WORK TO BE COMPLETED: Repeat the material below exactly, with no pictures.

RECORDED DATA:
= = =

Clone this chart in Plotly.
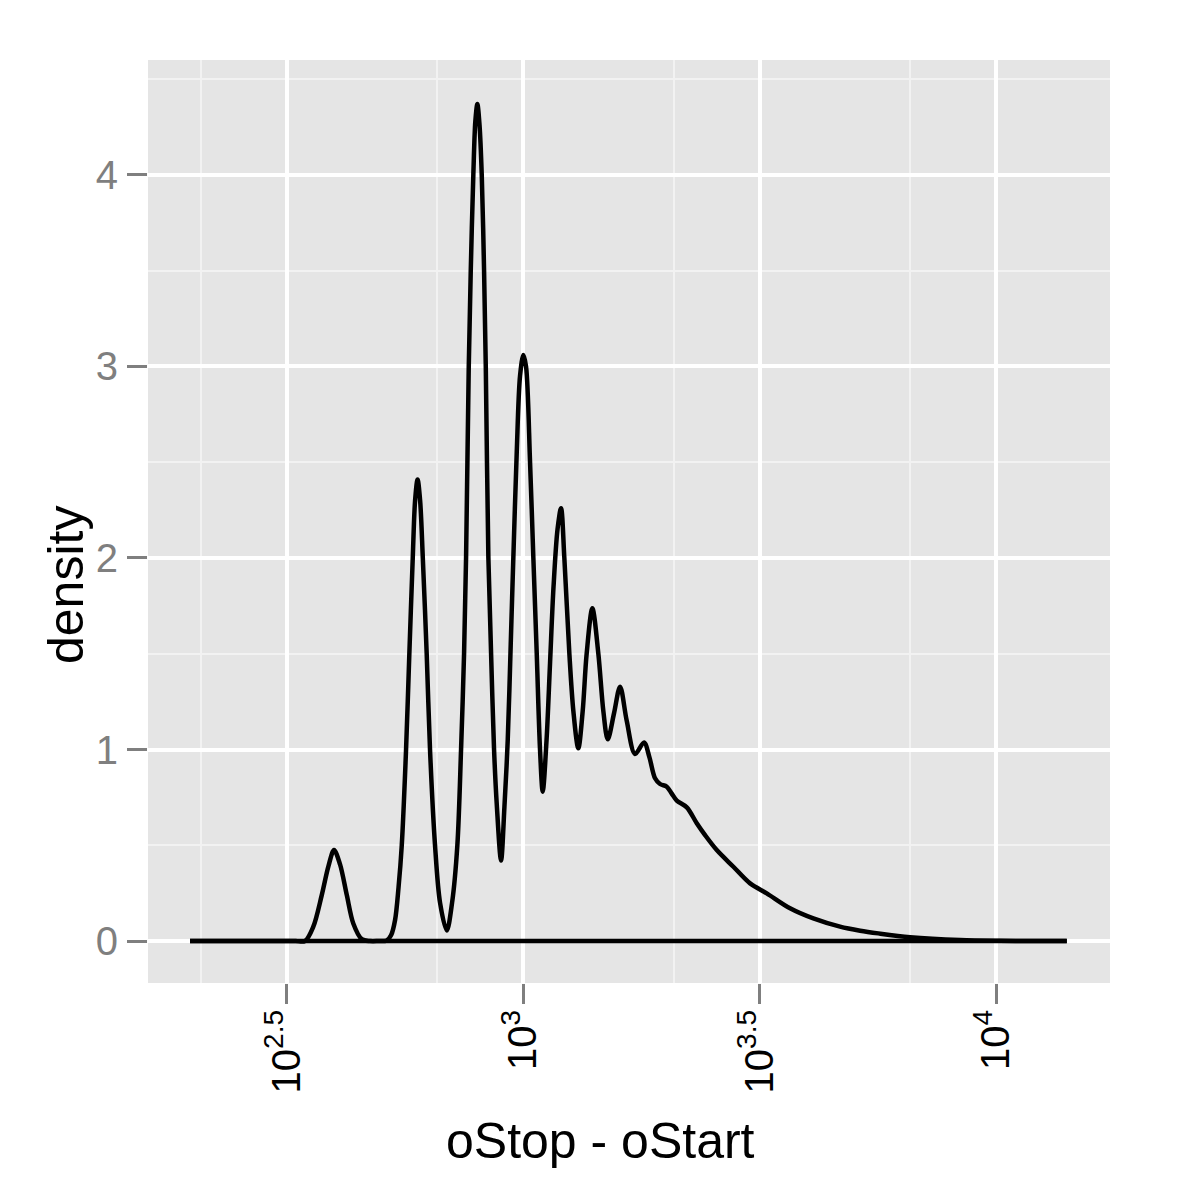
import plotly.graph_objects as go

# Density curve of oStop - oStart (x on log10 scale)
x_vals = [197.2, 250.0, 300.0, 330.0, 345.2, 359.5, 374.6, 386.9, 397.7, 409.5,
          423.2, 437.0, 455.1, 473.9, 492.0, 514.1, 525.0, 535.4, 544.5, 553.1,
          564.8, 573.9, 583.5, 590.2, 597.4, 604.8, 612.8, 624.5, 634.7, 650.4,
          666.5, 688.7, 706.7, 725.1, 738.3, 749.2, 756.5, 766.5, 774.0, 783.8,
          791.5, 799.3, 807.8, 816.6, 825.9, 832.8, 843.4, 854.6, 867.0, 878.5,
          897.1, 912.0, 926.8, 940.4, 952.4, 968.3, 984.0, 1000.0, 1013.2, 1033.2, 1050.0,
          1067.4, 1084.6, 1099.0, 1119.7, 1138.8, 1158.4, 1181.2, 1201.6, 1221.0, 1251.3, 1276.0,
          1306.9, 1335.1, 1361.2, 1399.6, 1441.0, 1476.6, 1508.6, 1555.6, 1601.8, 1654.6,
          1723.0, 1800.0, 1847.6, 1899.4, 1946.3, 2011.0, 2060.4, 2111.3, 2216.8, 2327.3,
          2423.5, 2565.4, 2781.7, 3017.6, 3272.8, 3665.8, 4106.0, 4677.0, 5157.7, 5636.4,
          6578.5, 8393.9, 10197.0, 12000.0, 14111.0]
density = [0.0, 0.0, 0.0, 0.0, 0.0, 0.075, 0.24, 0.39, 0.475, 0.40,
           0.24, 0.09, 0.01, 0.0, 0.0, 0.003, 0.03, 0.11, 0.28, 0.5,
           1.0, 1.5, 2.0, 2.3, 2.41, 2.3, 2.0, 1.5, 1.0, 0.5,
           0.2, 0.055, 0.2, 0.5, 1.0, 1.5, 2.0, 3.0, 3.5, 4.0,
           4.28, 4.37, 4.26, 4.0, 3.5, 3.0, 2.0, 1.5, 1.0, 0.715,
           0.42, 0.7, 1.05, 1.55, 2.0, 2.55, 2.95, 3.06, 3.0, 2.5, 2.0,
           1.5, 1.0, 0.78, 1.05, 1.45, 1.85, 2.15, 2.26, 2.0, 1.5, 1.2,
           1.006, 1.2, 1.5, 1.737, 1.5, 1.2, 1.053, 1.19, 1.328, 1.15,
           0.977, 1.037, 0.96, 0.85, 0.82, 0.806, 0.77, 0.733, 0.698, 0.615,
           0.553, 0.475, 0.388, 0.301, 0.249, 0.171, 0.118, 0.075, 0.054, 0.040,
           0.02, 0.005, 0.001, 0.0, 0.0]

x_tick_vals = [316.2278, 1000, 3162.278, 10000]
x_tick_text = ["10<sup>2.5</sup>", "10<sup>3</sup>", "10<sup>3.5</sup>", "10<sup>4</sup>"]
x_minor_vals = [208.1, 658.1, 2081.1, 6581.1]
y_tick_vals = [0, 1, 2, 3, 4]
y_minor_vals = [0.5, 1.5, 2.5, 3.5, 4.5]

FONT = "Liberation Sans, Arial, sans-serif"

# page body has an 8px margin; size the figure so the plot area lands where it should
W, H = 1192, 1192
L, R, T, B = 140, 90, 52, 217
PW = W - L - R
PH = H - T - B

fig = go.Figure()
fig.add_trace(go.Scatter(
    x=[x_vals[0], x_vals[-1]], y=[0, 0], mode="lines",
    line=dict(color="black", width=4.5), hoverinfo="skip", showlegend=False))
fig.add_trace(go.Scatter(
    x=x_vals, y=density, mode="lines",
    line=dict(color="black", width=4.5, shape="spline", smoothing=0.9),
    showlegend=False))

fig.update_layout(
    width=W, height=H,
    paper_bgcolor="white", plot_bgcolor="#E5E5E5",
    margin=dict(l=L, r=R, t=T, b=B),
    font=dict(family=FONT, color="black"),
    xaxis=dict(
        type="log", range=[2.206, 4.241],
        tickmode="array", tickvals=x_tick_vals, ticktext=x_tick_text,
        tickangle=-90, tickfont=dict(size=40, color="black", family=FONT),
        ticks="outside", ticklen=20, tickwidth=2.5, tickcolor="#7F7F7F",
        ticklabelstandoff=-10,
        showgrid=True, gridcolor="white", gridwidth=3.5,
        minor=dict(tickmode="array", tickvals=x_minor_vals, showgrid=True,
                   gridcolor="#F2F2F2", gridwidth=2, ticks=""),
        zeroline=False, showline=False,
    ),
    yaxis=dict(
        range=[-0.219, 4.60],
        tickmode="array", tickvals=y_tick_vals,
        tickfont=dict(size=40, color="#7F7F7F", family=FONT),
        ticks="outside", ticklen=20, tickwidth=2.5, tickcolor="#7F7F7F",
        ticklabelstandoff=1,
        showgrid=True, gridcolor="white", gridwidth=3.5,
        minor=dict(tickmode="array", tickvals=y_minor_vals, showgrid=True,
                   gridcolor="#F2F2F2", gridwidth=2, ticks=""),
        zeroline=False, showline=False,
    ),
    annotations=[
        dict(text="oStop - oStart", xref="paper", yref="paper",
             x=(600 - 148) / PW, y=-(1141 - 983) / PH,
             xanchor="center", yanchor="middle", showarrow=False,
             font=dict(size=50, color="black", family=FONT)),
        dict(text="density", xref="paper", yref="paper",
             x=-(148 - 66) / PW, y=(983 - 585) / PH,
             xanchor="center", yanchor="middle", textangle=-90, showarrow=False,
             font=dict(size=50, color="black", family=FONT)),
    ],
)

fig.write_html("out.html")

= = =

OUTPUT FOR THIS EXERCISE:
Clone this chart in Plotly.
import plotly.graph_objects as go

# Density curve of oStop - oStart (x on log10 scale)
x_vals = [197.2, 250.0, 300.0, 330.0, 345.2, 359.5, 374.6, 386.9, 397.7, 409.5,
          423.2, 437.0, 455.1, 473.9, 492.0, 514.1, 525.0, 535.4, 544.5, 553.1,
          564.8, 573.9, 583.5, 590.2, 597.4, 604.8, 612.8, 624.5, 634.7, 650.4,
          666.5, 688.7, 706.7, 725.1, 738.3, 749.2, 756.5, 766.5, 774.0, 783.8,
          791.5, 799.3, 807.8, 816.6, 825.9, 832.8, 843.4, 854.6, 867.0, 878.5,
          897.1, 912.0, 926.8, 940.4, 952.4, 968.3, 984.0, 1000.0, 1013.2, 1033.2, 1050.0,
          1067.4, 1084.6, 1099.0, 1119.7, 1138.8, 1158.4, 1181.2, 1201.6, 1221.0, 1251.3, 1276.0,
          1306.9, 1335.1, 1361.2, 1399.6, 1441.0, 1476.6, 1508.6, 1555.6, 1601.8, 1654.6,
          1723.0, 1800.0, 1847.6, 1899.4, 1946.3, 2011.0, 2060.4, 2111.3, 2216.8, 2327.3,
          2423.5, 2565.4, 2781.7, 3017.6, 3272.8, 3665.8, 4106.0, 4677.0, 5157.7, 5636.4,
          6578.5, 8393.9, 10197.0, 12000.0, 14111.0]
density = [0.0, 0.0, 0.0, 0.0, 0.0, 0.075, 0.24, 0.39, 0.475, 0.40,
           0.24, 0.09, 0.01, 0.0, 0.0, 0.003, 0.03, 0.11, 0.28, 0.5,
           1.0, 1.5, 2.0, 2.3, 2.41, 2.3, 2.0, 1.5, 1.0, 0.5,
           0.2, 0.055, 0.2, 0.5, 1.0, 1.5, 2.0, 3.0, 3.5, 4.0,
           4.28, 4.37, 4.26, 4.0, 3.5, 3.0, 2.0, 1.5, 1.0, 0.715,
           0.42, 0.7, 1.05, 1.55, 2.0, 2.55, 2.95, 3.06, 3.0, 2.5, 2.0,
           1.5, 1.0, 0.78, 1.05, 1.45, 1.85, 2.15, 2.26, 2.0, 1.5, 1.2,
           1.006, 1.2, 1.5, 1.737, 1.5, 1.2, 1.053, 1.19, 1.328, 1.15,
           0.977, 1.037, 0.96, 0.85, 0.82, 0.806, 0.77, 0.733, 0.698, 0.615,
           0.553, 0.475, 0.388, 0.301, 0.249, 0.171, 0.118, 0.075, 0.054, 0.040,
           0.02, 0.005, 0.001, 0.0, 0.0]

x_tick_vals = [316.2278, 1000, 3162.278, 10000]
x_tick_text = ["10<sup>2.5</sup>", "10<sup>3</sup>", "10<sup>3.5</sup>", "10<sup>4</sup>"]
x_minor_vals = [208.1, 658.1, 2081.1, 6581.1]
y_tick_vals = [0, 1, 2, 3, 4]
y_minor_vals = [0.5, 1.5, 2.5, 3.5, 4.5]

FONT = "Liberation Sans, Arial, sans-serif"

# page body has an 8px margin; size the figure so the plot area lands where it should
W, H = 1192, 1192
L, R, T, B = 140, 90, 52, 217
PW = W - L - R
PH = H - T - B

fig = go.Figure()
fig.add_trace(go.Scatter(
    x=[x_vals[0], x_vals[-1]], y=[0, 0], mode="lines",
    line=dict(color="black", width=4.5), hoverinfo="skip", showlegend=False))
fig.add_trace(go.Scatter(
    x=x_vals, y=density, mode="lines",
    line=dict(color="black", width=4.5, shape="spline", smoothing=0.9),
    showlegend=False))

fig.update_layout(
    width=W, height=H,
    paper_bgcolor="white", plot_bgcolor="#E5E5E5",
    margin=dict(l=L, r=R, t=T, b=B),
    font=dict(family=FONT, color="black"),
    xaxis=dict(
        type="log", range=[2.206, 4.241],
        tickmode="array", tickvals=x_tick_vals, ticktext=x_tick_text,
        tickangle=-90, tickfont=dict(size=40, color="black", family=FONT),
        ticks="outside", ticklen=20, tickwidth=2.5, tickcolor="#7F7F7F",
        ticklabelstandoff=-10,
        showgrid=True, gridcolor="white", gridwidth=3.5,
        minor=dict(tickmode="array", tickvals=x_minor_vals, showgrid=True,
                   gridcolor="#F2F2F2", gridwidth=2, ticks=""),
        zeroline=False, showline=False,
    ),
    yaxis=dict(
        range=[-0.219, 4.60],
        tickmode="array", tickvals=y_tick_vals,
        tickfont=dict(size=40, color="#7F7F7F", family=FONT),
        ticks="outside", ticklen=20, tickwidth=2.5, tickcolor="#7F7F7F",
        ticklabelstandoff=1,
        showgrid=True, gridcolor="white", gridwidth=3.5,
        minor=dict(tickmode="array", tickvals=y_minor_vals, showgrid=True,
                   gridcolor="#F2F2F2", gridwidth=2, ticks=""),
        zeroline=False, showline=False,
    ),
    annotations=[
        dict(text="oStop - oStart", xref="paper", yref="paper",
             x=(600 - 148) / PW, y=-(1141 - 983) / PH,
             xanchor="center", yanchor="middle", showarrow=False,
             font=dict(size=50, color="black", family=FONT)),
        dict(text="density", xref="paper", yref="paper",
             x=-(148 - 66) / PW, y=(983 - 585) / PH,
             xanchor="center", yanchor="middle", textangle=-90, showarrow=False,
             font=dict(size=50, color="black", family=FONT)),
    ],
)

fig.write_html("out.html")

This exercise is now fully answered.